§ Task prompt
Your task is to retype the lines from the opening of the material through the line that includes "import * as". Do not copy the pictures.
——
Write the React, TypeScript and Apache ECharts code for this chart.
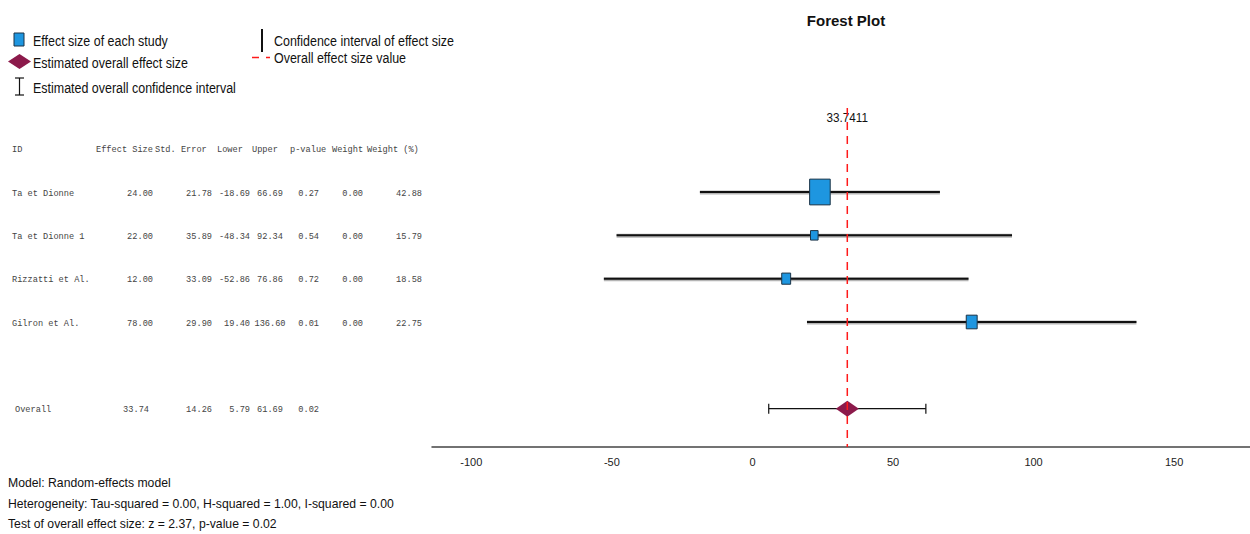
import React, { useEffect, useRef } from "react";
import * as echarts from "echarts";

// ---------- data ----------
const studyIds = ["Ta et Dionne", "Ta et Dionne 1", "Rizzatti et Al.", "Gilron et Al."];
const effectSizes = [24.0, 22.0, 12.0, 78.0];
const stdErrors = [21.78, 35.89, 33.09, 29.9];
const lowers = [-18.69, -48.34, -52.86, 19.4];
const uppers = [66.69, 92.34, 76.86, 136.6];
const pValues = [0.27, 0.54, 0.72, 0.01];
const weights = [0.0, 0.0, 0.0, 0.0];
const weightPcts = [42.88, 15.79, 18.58, 22.75];

const overallLabel = "Overall";
const overallEffect = 33.7411;
const overallSE = 14.26;
const overallLower = 5.79;
const overallUpper = 61.69;
const overallP = 0.02;

const xTicks = [-100, -50, 0, 50, 100, 150];
const tableHeaders = ["Effect Size", "Std. Error", "Lower", "Upper", "p-value", "Weight", "Weight (%)"];
const footerLines = [
  "Model: Random-effects model",
  "Heterogeneity: Tau-squared = 0.00, H-squared = 1.00, I-squared = 0.00",
  "Test of overall effect size: z = 2.37, p-value = 0.02",
];

// ---------- layout ----------
const W = 1250;
const H = 534;
const GRID_LEFT = 432;
const GRID_TOP = 108;
const AXIS_Y = 447;
const ROW1_Y = 192;
const ROW_STEP = 43.33;
const OVERALL_ROW = 6;
const HEADER_ROW = 0;

const SANS = '"Liberation Sans", "Noto Sans", sans-serif';
const MONO = '"Liberation Mono", monospace';
const BLUE = "#1e96e0";
const BOX_EDGE = "#1b3346";
const MAROON = "#8c1a4b";
const RED = "#ff1a1a";

const headerLeftX = [96, 155, 217, 252, 290, 332, 367];
const colPos: [number, string][] = [
  [153, "right"],
  [212, "right"],
  [250, "right"],
  [270, "center"],
  [319, "right"],
  [363, "right"],
  [422, "right"],
];

export default function App() {
  const ref = useRef<HTMLDivElement>(null);

  useEffect(() => {
    if (!ref.current) return;
    const chart = echarts.init(ref.current, null, { renderer: "svg" });

    const yMin = 1 - (ROW1_Y - GRID_TOP) / ROW_STEP;
    const yMax = 1 + (AXIS_Y - ROW1_Y) / ROW_STEP;

    const studyData = studyIds.map((_, i) => [
      effectSizes[i],
      lowers[i],
      uppers[i],
      weightPcts[i],
      i + 1,
    ]);

    chart.setOption({
      animation: false,
      backgroundColor: "#ffffff",
      title: {
        text: "Forest Plot",
        left: GRID_LEFT + (W - GRID_LEFT) / 2,
        textAlign: "center",
        top: 8,
        textStyle: { fontFamily: SANS, fontSize: 15, fontWeight: "bold", color: "#111" },
      },
      grid: { left: GRID_LEFT, right: 0, top: GRID_TOP, bottom: H - AXIS_Y },
      xAxis: {
        type: "value",
        min: -114,
        max: 177,
        axisLine: { show: true, onZero: false, lineStyle: { color: "#444", width: 1.5 } },
        axisTick: { show: false },
        splitLine: { show: false },
        axisLabel: {
          customValues: xTicks,
          margin: 9,
          fontFamily: SANS,
          fontSize: 11,
          color: "#222",
        },
      },
      yAxis: {
        type: "value",
        inverse: true,
        min: yMin,
        max: yMax,
        show: false,
      },
      series: [
        {
          type: "custom",
          name: "studies",
          data: studyData,
          encode: { x: 0, y: 4 },
          renderItem: (params: any, api: any) => {
            const row = api.value(4);
            const c = api.coord([api.value(0), row]);
            const l = api.coord([api.value(1), row]);
            const u = api.coord([api.value(2), row]);
            const wp = api.value(3);
            const bw = wp * 0.48;
            const bh = wp * 0.6;
            return {
              type: "group",
              children: [
                {
                  type: "line",
                  shape: { x1: l[0], y1: l[1] + 0.5, x2: u[0], y2: u[1] + 0.5 },
                  style: { stroke: "#b5b5b5", lineWidth: 4 },
                },
                {
                  type: "line",
                  shape: { x1: l[0], y1: l[1], x2: u[0], y2: u[1] },
                  style: { stroke: "#111", lineWidth: 2 },
                },
                {
                  type: "rect",
                  shape: { x: c[0] - bw / 2, y: c[1] - bh / 2, width: bw, height: bh },
                  style: { fill: BLUE, stroke: BOX_EDGE, lineWidth: 1 },
                },
              ],
            };
          },
        },
        {
          type: "custom",
          name: "overall",
          data: [[overallEffect, overallLower, overallUpper, OVERALL_ROW]],
          encode: { x: 0, y: 3 },
          renderItem: (params: any, api: any) => {
            const row = api.value(3);
            const c = api.coord([api.value(0), row]);
            const l = api.coord([api.value(1), row]);
            const u = api.coord([api.value(2), row]);
            return {
              type: "group",
              children: [
                { type: "line", shape: { x1: l[0], y1: l[1], x2: u[0], y2: u[1] }, style: { stroke: "#111", lineWidth: 1.2 } },
                { type: "line", shape: { x1: l[0], y1: l[1] - 5, x2: l[0], y2: l[1] + 5 }, style: { stroke: "#111", lineWidth: 1.2 } },
                { type: "line", shape: { x1: u[0], y1: u[1] - 5, x2: u[0], y2: u[1] + 5 }, style: { stroke: "#111", lineWidth: 1.2 } },
                {
                  type: "polygon",
                  shape: { points: [[c[0] - 11.5, c[1]], [c[0], c[1] - 8], [c[0] + 11.5, c[1]], [c[0], c[1] + 8]] },
                  style: { fill: MAROON },
                },
              ],
            };
          },
        },
      ],
    });

    const rowY = (r: number) => (chart.convertToPixel({ yAxisIndex: 0 }, r) as number) + 1;
    const meanX = chart.convertToPixel({ xAxisIndex: 0 }, overallEffect) as number;

    const g: any[] = [];
    const mono = (text: string, x: number, y: number, align: string) => ({
      type: "text",
      x,
      y,
      scaleX: 0.9,
      style: { text, fontFamily: MONO, fontSize: 9.6, fill: "#444", align, verticalAlign: "middle" },
    });
    const sans = (text: string, x: number, y: number, size: number, sx: number) => ({
      type: "text",
      x,
      y,
      scaleX: sx,
      style: { text, fontFamily: SANS, fontSize: size, fill: "#111", align: "left", verticalAlign: "middle" },
    });

    // header
    const hy = rowY(HEADER_ROW);
    g.push(mono("ID", 12, hy, "left"));
    tableHeaders.forEach((h, i) => g.push(mono(h, headerLeftX[i], hy, "left")));

    studyIds.forEach((id, i) => {
      const y = rowY(i + 1);
      g.push(mono(id, 12, y, "left"));
      const vals = [effectSizes[i], stdErrors[i], lowers[i], uppers[i], pValues[i], weights[i], weightPcts[i]];
      vals.forEach((v, j) => g.push(mono(v.toFixed(2), colPos[j][0], y, colPos[j][1])));
    });

    const oy = rowY(OVERALL_ROW);
    g.push(mono(overallLabel, 15, oy, "left"));
    const oVals = [overallEffect, overallSE, overallLower, overallUpper, overallP];
    oVals.forEach((v, j) =>
      g.push(mono(v.toFixed(2), colPos[j][0] - (j === 0 ? 4 : 0), oy, colPos[j][1]))
    );

    // dashed overall line
    g.push({
      type: "line",
      z: 5,
      shape: { x1: meanX, y1: GRID_TOP, x2: meanX, y2: AXIS_Y },
      style: { stroke: RED, lineWidth: 1.5, lineDash: [8, 6] },
    });

    // mean label above dashed line
    g.push({
      type: "text",
      x: meanX,
      y: 118,
      z: 4,
      scaleX: 0.9,
      style: { text: String(overallEffect), fontFamily: SANS, fontSize: 13, fill: "#111", align: "center", verticalAlign: "middle" },
    });

    // legend
    const LS = 14;
    const LX = 0.89;
    g.push({ type: "rect", shape: { x: 14, y: 33, width: 10, height: 13 }, style: { fill: BLUE, stroke: BOX_EDGE, lineWidth: 1 } });
    g.push(sans("Effect size of each study", 33, 41, LS, LX));
    g.push({
      type: "polygon",
      shape: { points: [[8, 61.5], [19.5, 54], [31, 61.5], [19.5, 69]] },
      style: { fill: MAROON },
    });
    g.push(sans("Estimated overall effect size", 33, 63, LS, LX));
    g.push({ type: "line", shape: { x1: 19.5, y1: 78, x2: 19.5, y2: 95 }, style: { stroke: "#111", lineWidth: 1.2 } });
    g.push({ type: "line", shape: { x1: 15, y1: 78, x2: 24, y2: 78 }, style: { stroke: "#111", lineWidth: 1.2 } });
    g.push({ type: "line", shape: { x1: 15, y1: 95, x2: 24, y2: 95 }, style: { stroke: "#111", lineWidth: 1.2 } });
    g.push(sans("Estimated overall confidence interval", 33, 88, LS, LX));
    g.push({ type: "line", shape: { x1: 262, y1: 29, x2: 262, y2: 52 }, style: { stroke: "#111", lineWidth: 2 } });
    g.push(sans("Confidence interval of effect size", 274, 41, LS, LX));
    g.push({ type: "line", shape: { x1: 252, y1: 57.5, x2: 259, y2: 57.5 }, style: { stroke: RED, lineWidth: 1.5 } });
    g.push({ type: "line", shape: { x1: 266, y1: 57.5, x2: 270, y2: 57.5 }, style: { stroke: RED, lineWidth: 1.5 } });
    g.push(sans("Overall effect size value", 274, 58, LS, LX));

    // footer
    const footerY = [483, 504, 524];
    footerLines.forEach((t, i) => g.push(sans(t, 8, footerY[i], 13, 0.94)));

    chart.setOption({ graphic: { elements: g } });

    return () => chart.dispose();
  }, []);

  return (
    <div
      ref={ref}
      style={{ position: "fixed", left: 0, top: 0, width: W, height: H, background: "#fff" }}
    />
  );
}
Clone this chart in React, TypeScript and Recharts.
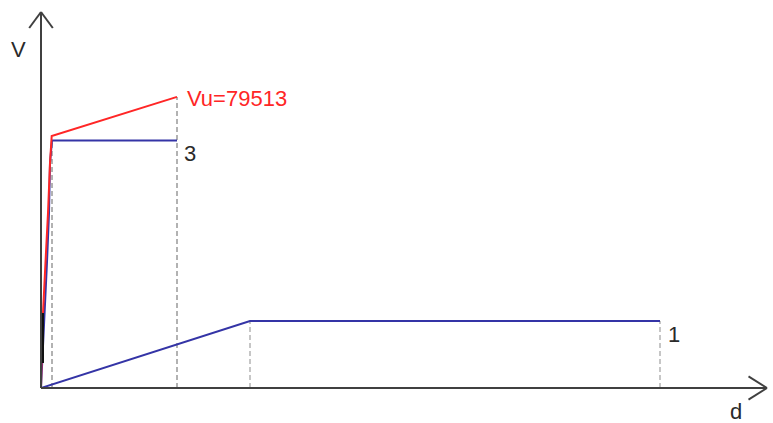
——
§ Written answer
Write the React, TypeScript and Apache ECharts code for this chart.
import React, { useEffect, useRef } from "react";
import * as echarts from "echarts";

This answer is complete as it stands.